The EUR/NZD pair appears to have finished its uptrend, as the pair is forming a reversal pattern on the 4-hour time frame.
Will we see confirmation soon?
After two failed attempts to break the resistance at the key psychological level of 1.8500, the EUR/NZD pair is now testing the neckline support around 1.8100.
A drop below this area may be enough to confirm that a downtrend is in order, which could lead the pair to drop by the same height as the chart pattern or closer to 400 pips.

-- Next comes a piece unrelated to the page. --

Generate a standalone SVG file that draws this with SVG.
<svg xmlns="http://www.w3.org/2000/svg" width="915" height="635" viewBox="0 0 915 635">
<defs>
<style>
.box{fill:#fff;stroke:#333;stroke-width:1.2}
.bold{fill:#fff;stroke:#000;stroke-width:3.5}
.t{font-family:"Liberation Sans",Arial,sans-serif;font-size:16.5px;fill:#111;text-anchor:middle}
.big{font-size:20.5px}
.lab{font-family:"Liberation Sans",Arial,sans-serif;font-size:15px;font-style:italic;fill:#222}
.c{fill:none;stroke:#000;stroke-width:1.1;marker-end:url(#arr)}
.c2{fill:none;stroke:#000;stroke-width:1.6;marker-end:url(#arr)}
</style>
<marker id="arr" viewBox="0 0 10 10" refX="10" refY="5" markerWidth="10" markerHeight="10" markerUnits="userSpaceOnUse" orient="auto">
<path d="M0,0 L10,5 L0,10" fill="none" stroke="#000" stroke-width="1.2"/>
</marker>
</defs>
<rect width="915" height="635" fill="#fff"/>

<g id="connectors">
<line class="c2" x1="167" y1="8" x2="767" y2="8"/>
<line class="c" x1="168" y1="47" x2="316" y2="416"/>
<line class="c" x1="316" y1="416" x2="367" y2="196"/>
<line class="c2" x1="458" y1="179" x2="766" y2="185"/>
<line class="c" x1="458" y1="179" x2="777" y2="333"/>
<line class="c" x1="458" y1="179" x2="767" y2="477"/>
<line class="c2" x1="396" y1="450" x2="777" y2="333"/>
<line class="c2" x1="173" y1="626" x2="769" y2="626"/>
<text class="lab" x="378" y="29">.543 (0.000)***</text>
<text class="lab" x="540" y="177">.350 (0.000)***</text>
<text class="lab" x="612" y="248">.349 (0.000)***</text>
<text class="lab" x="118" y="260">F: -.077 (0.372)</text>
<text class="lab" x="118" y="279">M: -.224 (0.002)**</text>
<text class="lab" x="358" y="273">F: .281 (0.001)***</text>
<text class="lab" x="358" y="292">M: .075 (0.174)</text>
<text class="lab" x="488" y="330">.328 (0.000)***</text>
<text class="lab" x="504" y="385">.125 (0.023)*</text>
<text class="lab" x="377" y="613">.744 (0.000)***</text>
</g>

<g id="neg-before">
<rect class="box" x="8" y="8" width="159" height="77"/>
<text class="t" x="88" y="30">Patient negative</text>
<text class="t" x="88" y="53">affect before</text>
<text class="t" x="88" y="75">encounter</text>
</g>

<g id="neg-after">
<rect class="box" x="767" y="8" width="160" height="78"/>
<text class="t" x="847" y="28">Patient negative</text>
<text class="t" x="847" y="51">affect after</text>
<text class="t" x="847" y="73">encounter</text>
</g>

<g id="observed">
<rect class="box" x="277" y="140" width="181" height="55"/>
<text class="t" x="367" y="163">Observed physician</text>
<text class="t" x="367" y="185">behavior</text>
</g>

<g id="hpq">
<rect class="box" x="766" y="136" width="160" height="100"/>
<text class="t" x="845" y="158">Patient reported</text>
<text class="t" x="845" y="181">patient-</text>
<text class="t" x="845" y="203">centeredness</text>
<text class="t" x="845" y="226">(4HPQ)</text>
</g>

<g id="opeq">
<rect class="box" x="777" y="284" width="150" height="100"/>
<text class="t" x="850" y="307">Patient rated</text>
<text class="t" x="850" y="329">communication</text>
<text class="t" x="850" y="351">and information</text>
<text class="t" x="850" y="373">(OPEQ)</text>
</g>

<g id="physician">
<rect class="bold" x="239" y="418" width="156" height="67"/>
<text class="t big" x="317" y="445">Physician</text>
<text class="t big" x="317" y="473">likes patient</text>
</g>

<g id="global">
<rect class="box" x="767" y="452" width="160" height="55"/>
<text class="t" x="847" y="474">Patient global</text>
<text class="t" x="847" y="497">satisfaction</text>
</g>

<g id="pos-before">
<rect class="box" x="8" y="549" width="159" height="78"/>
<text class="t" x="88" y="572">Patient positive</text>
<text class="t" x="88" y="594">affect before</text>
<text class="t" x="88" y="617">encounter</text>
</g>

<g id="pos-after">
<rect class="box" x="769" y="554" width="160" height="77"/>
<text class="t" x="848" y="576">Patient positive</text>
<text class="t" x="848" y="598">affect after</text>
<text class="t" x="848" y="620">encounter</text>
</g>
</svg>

But will the situation collapse soon?
Remember that directional biases and volatility in market prices are usually driven by fundamentals. If you haven’t done your homework on the EUR and NZD yet, it’s time to take a look at the economic calendar and stay up to date with the daily fundamental news!

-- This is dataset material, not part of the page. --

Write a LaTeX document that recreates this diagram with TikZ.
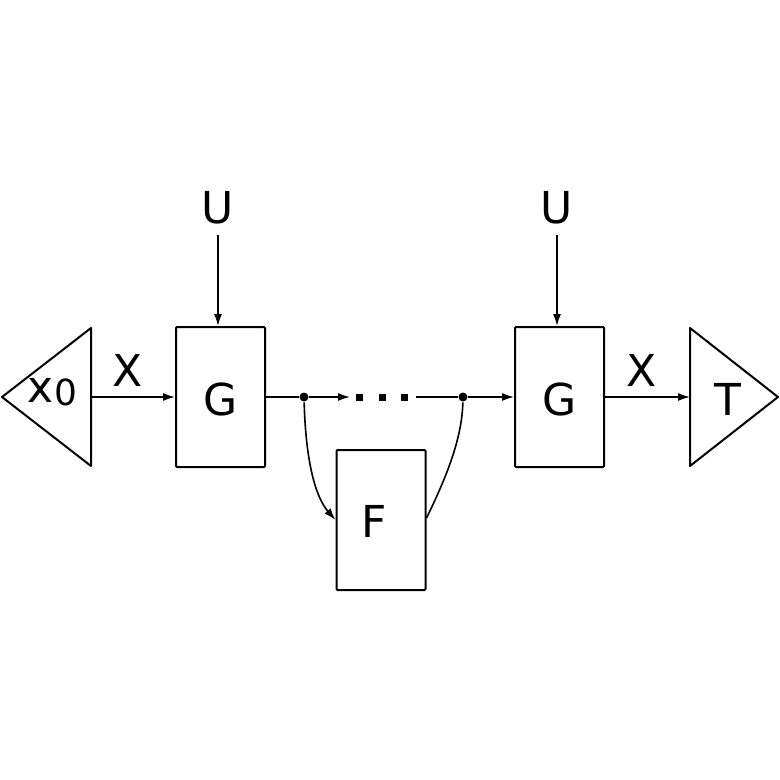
\documentclass[tikz,border=0pt]{standalone}
\usepackage{fontspec}
\setmainfont{DejaVu Sans}
\usetikzlibrary{arrows.meta}
\begin{document}
\begin{tikzpicture}[x=1pt,y=-1pt,line width=1.6pt,
  box/.style={draw,line width=2pt,rounded corners=1pt,minimum width=89pt,minimum height=140pt,inner sep=0pt},
  lab/.style={font=\fontsize{44}{44}\selectfont,inner sep=0pt},
  arr/.style={-{Latex[length=12pt,width=8pt]}},
  dot/.style={circle,fill,inner sep=0pt,minimum size=9pt}]
\useasboundingbox (0,0) rectangle (780,780);
\node[box] (g1) at (220.5,397) {};
\node[lab] at (220.5,399) {G};
\node[box] (g2) at (559.5,397) {};
\node[lab] at (559.5,399) {G};
\node[box] (f) at (381,520) {};
\node[lab] at (374,521) {F};
\draw[line width=2pt,line join=round] (91,328) -- (2,397) -- (91,466) -- cycle;
\node[lab] (x0) at (52,392) {x\kern1pt\raisebox{-3pt}{\fontsize{36}{36}\selectfont 0}};
\draw[line width=2pt,line join=round] (690,328) -- (778,397) -- (690,466) -- cycle;
\node[lab] at (728,399) {T};
\coordinate (tl) at (91,397);
\coordinate (tr) at (690,397);
\node[lab] (u1) at (218,208) {U};
\node[lab] (u2) at (557,208) {U};
\node[lab] at (128,370) {X};
\node[lab] at (642,370) {X};
\node[dot] (d1) at (304,397) {};
\node[dot] (d2) at (463,397) {};
\coordinate (e1) at (350,397);
\coordinate (e2) at (416,397);
\foreach \xx in {359,382,404} \fill (\xx-3.5,393.5) rectangle (\xx+3.5,400.5);
\draw[arr] (218,235) -- (g1.north -| 218,0);
\draw[arr] (557,235) -- (g2.north -| 557,0);
\draw[arr] (tl) -- (g1.west);
\draw (g1.east) -- (d1);
\draw[arr] (d1) -- (e1);
\draw (e2) -- (d2);
\draw[arr] (d2) -- (g2.west);
\draw[arr] (g2.east) -- (tr);
\draw[arr] (d1) .. controls (306,470) and (318,500) .. (f.west |- 0,520);
\draw (d2) .. controls (462,440) and (445,480) .. (f.east |- 0,518);
\end{tikzpicture}
\end{document}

Earlier this week, New Zealand posted much stronger-than-expected jobs figures, throwing cold water on expectations of a near-term interest rate cut by the Reserve Bank of New Zealand. New Zealand is due to release its quarterly inflation outlook report in a few days, so an upbeat result could be enough to spark another rally in the NZD.
Be prepared for a possible drop to the next support area at S2 (1.7900) slightly below the dynamic inflection point of the 200 SMA if this happens.
There was little on the eurozone agenda this week, leaving the common currency mostly acting as a counter-currency. However, long-term flows should be watched, which could eventually favour the low-yielding euro against the New Zealand dollar.
If the neckline support around S1 (1.8110) holds, look for a bounce to nearby resistance areas at the pivot point level (1.8280) and then tops near R1 (1.8490). Note that the 100 SMA is still above the 200 SMA to reflect bullish pressure.
Whichever way you decide to play with this setup, make sure to practice proper risk management techniques and stay up to date with the major market catalysts that are lining up!